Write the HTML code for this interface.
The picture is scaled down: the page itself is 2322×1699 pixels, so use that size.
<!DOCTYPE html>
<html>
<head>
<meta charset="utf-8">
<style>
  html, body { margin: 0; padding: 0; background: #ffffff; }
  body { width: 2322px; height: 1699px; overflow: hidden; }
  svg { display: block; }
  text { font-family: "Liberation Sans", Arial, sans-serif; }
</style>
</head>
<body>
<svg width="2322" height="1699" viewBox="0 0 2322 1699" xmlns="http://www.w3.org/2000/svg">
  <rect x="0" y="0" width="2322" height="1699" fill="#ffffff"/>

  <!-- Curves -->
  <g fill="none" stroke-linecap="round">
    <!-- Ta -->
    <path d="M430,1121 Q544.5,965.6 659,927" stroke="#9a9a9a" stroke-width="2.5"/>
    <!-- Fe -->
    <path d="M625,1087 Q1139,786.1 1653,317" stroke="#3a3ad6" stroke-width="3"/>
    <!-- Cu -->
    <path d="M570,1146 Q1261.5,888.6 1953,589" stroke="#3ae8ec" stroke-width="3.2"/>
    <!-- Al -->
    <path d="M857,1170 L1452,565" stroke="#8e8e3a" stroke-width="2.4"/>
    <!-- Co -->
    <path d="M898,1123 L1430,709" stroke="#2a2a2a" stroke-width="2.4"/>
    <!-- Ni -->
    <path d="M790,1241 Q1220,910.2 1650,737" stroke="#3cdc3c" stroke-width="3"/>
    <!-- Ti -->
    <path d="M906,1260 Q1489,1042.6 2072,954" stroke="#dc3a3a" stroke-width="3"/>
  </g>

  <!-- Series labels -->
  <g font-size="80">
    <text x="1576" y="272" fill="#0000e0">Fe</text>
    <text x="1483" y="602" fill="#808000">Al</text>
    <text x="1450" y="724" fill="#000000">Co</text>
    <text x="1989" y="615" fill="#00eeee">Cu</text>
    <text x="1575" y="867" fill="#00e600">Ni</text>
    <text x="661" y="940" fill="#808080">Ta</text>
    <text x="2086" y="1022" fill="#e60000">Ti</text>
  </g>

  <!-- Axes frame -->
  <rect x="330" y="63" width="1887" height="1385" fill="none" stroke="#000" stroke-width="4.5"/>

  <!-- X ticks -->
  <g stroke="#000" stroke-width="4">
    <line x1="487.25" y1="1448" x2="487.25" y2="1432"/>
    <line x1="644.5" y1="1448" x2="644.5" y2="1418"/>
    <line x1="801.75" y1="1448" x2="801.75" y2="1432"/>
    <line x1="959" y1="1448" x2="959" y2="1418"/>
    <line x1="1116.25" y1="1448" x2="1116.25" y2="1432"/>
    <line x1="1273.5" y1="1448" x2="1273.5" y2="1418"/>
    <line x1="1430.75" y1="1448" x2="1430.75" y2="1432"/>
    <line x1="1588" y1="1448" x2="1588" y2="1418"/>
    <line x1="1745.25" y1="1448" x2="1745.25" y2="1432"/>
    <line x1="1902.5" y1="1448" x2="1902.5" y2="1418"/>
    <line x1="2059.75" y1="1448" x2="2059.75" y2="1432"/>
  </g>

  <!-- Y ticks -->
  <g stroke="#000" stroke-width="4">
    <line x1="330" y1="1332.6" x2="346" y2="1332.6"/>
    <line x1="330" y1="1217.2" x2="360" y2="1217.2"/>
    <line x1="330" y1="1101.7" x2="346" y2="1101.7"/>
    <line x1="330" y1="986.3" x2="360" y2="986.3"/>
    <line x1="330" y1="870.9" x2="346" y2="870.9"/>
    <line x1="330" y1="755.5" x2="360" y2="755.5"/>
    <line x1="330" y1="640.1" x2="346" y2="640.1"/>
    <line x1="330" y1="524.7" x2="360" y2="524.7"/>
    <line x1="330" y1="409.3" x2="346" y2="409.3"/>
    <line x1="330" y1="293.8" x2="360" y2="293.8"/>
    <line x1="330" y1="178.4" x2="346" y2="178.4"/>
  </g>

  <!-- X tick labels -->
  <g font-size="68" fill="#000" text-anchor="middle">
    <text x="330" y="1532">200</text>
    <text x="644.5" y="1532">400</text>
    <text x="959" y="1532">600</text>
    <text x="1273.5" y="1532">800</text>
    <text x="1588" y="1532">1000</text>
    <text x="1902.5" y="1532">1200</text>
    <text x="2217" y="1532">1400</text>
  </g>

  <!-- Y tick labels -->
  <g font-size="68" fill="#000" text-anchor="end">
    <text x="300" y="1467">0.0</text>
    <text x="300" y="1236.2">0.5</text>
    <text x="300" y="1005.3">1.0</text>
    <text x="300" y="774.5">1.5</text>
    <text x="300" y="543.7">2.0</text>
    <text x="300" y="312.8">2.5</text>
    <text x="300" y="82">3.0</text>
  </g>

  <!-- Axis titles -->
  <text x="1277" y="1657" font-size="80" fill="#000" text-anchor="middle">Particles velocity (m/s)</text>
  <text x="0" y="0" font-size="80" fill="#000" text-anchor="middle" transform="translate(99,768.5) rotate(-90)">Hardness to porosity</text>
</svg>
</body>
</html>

---

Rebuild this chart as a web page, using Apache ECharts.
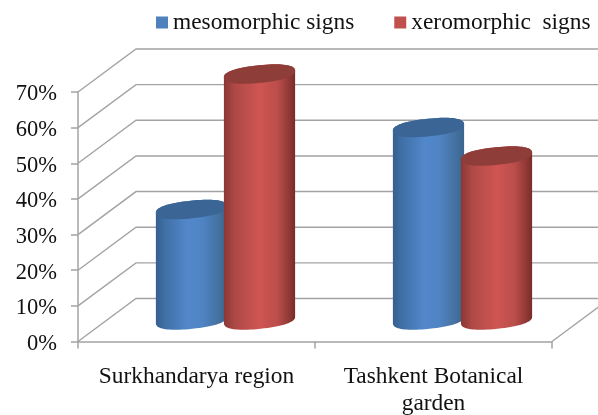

* Aim of the task:
Every line of the records that includes the word "this" should be gathered.

* Final result:
Write the HTML code for this interface.
Rebuild this chart as a web page, using Apache ECharts.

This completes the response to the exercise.